集句诗词中自有佳作,例如南宋末年的文天祥(号文山,1236~1283)抗战失败被元兵俘虏后,作《集杜诗》二百首,他自称“余坐幽燕狱中,无所为,诵杜(杜甫,字子美)诗,稍习,诸所感兴,因其五言集为绝句,久之,得二百首,凡吾意所欲言者,子美先为代言之。日玩之不置,但觉为吾诗,忘其为子美诗也。“试举其中《怀旧第一百六》(括号中是杜甫原作的诗题)一首来看:
天寒昏无日(《石龛》),故乡不可思(《赤谷》)。
访旧半为鬼(《赠卫八处士》),惨惨中肠悲(《送高书记》)。
确实很像他本人的创作,令人忘却其为集句,而且绝无游戏文字的气息。达到这样高水平的并不甚多见。当然,文天祥是在一个非常特殊而痛苦的处境中从事其集句诗的,他的主要成就并不在此,他晚年的诗作自然还是《过零丁洋》、《正气歌》等等更为重要。
关于集句诗词的研究,近年来略见繁荣,我见过两本专著(张明华、李晓黎著《集句诗嬗变研究》,中国社会科学出版社2011年10月版;又《集句诗文献研究》,社会科学文献出版社2012年9月版),已呈洋洋大观。
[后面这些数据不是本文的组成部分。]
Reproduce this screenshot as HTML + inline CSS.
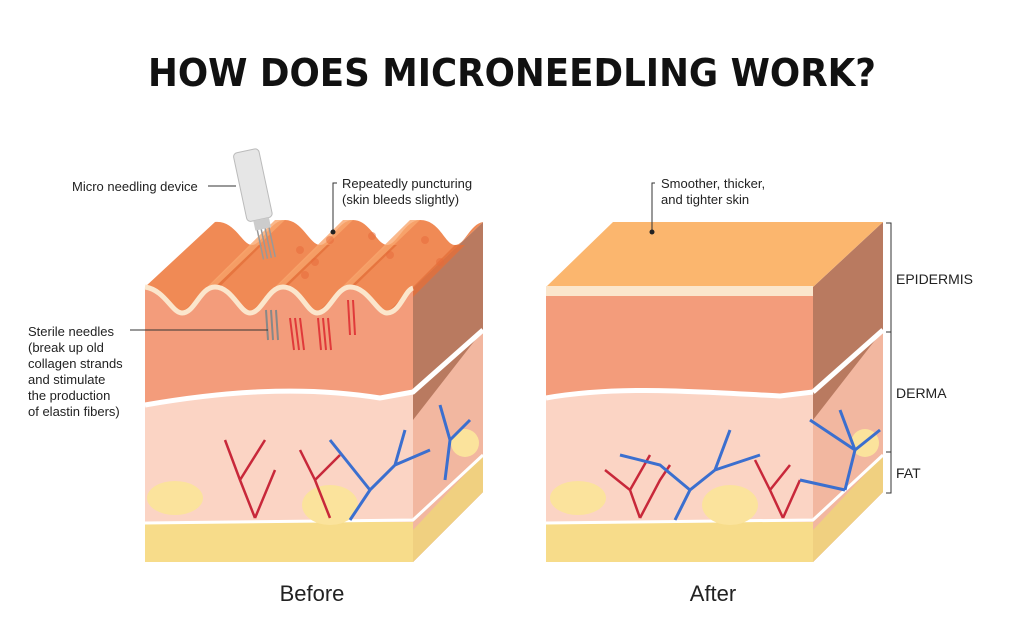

“断章取义”在这些集句诗词中蔚为大国,成为中国古代文坛边缘上一道特别的风景。中国古代某些文人把不少精力用在这种先解构再重组的智力游戏之中,固然颇有成果,甚至可以说乃是文化承传中的一个组成部分,但同时也不免妨碍他创造力的正常发展,妨碍新的开拓和进取,其实是可惜的。许多大写集句诗的诗人,自己的创作乏善可陈。拆旧翻新,偶一为之尚可;一味在传统里讨生活,永远成不了什么大气候。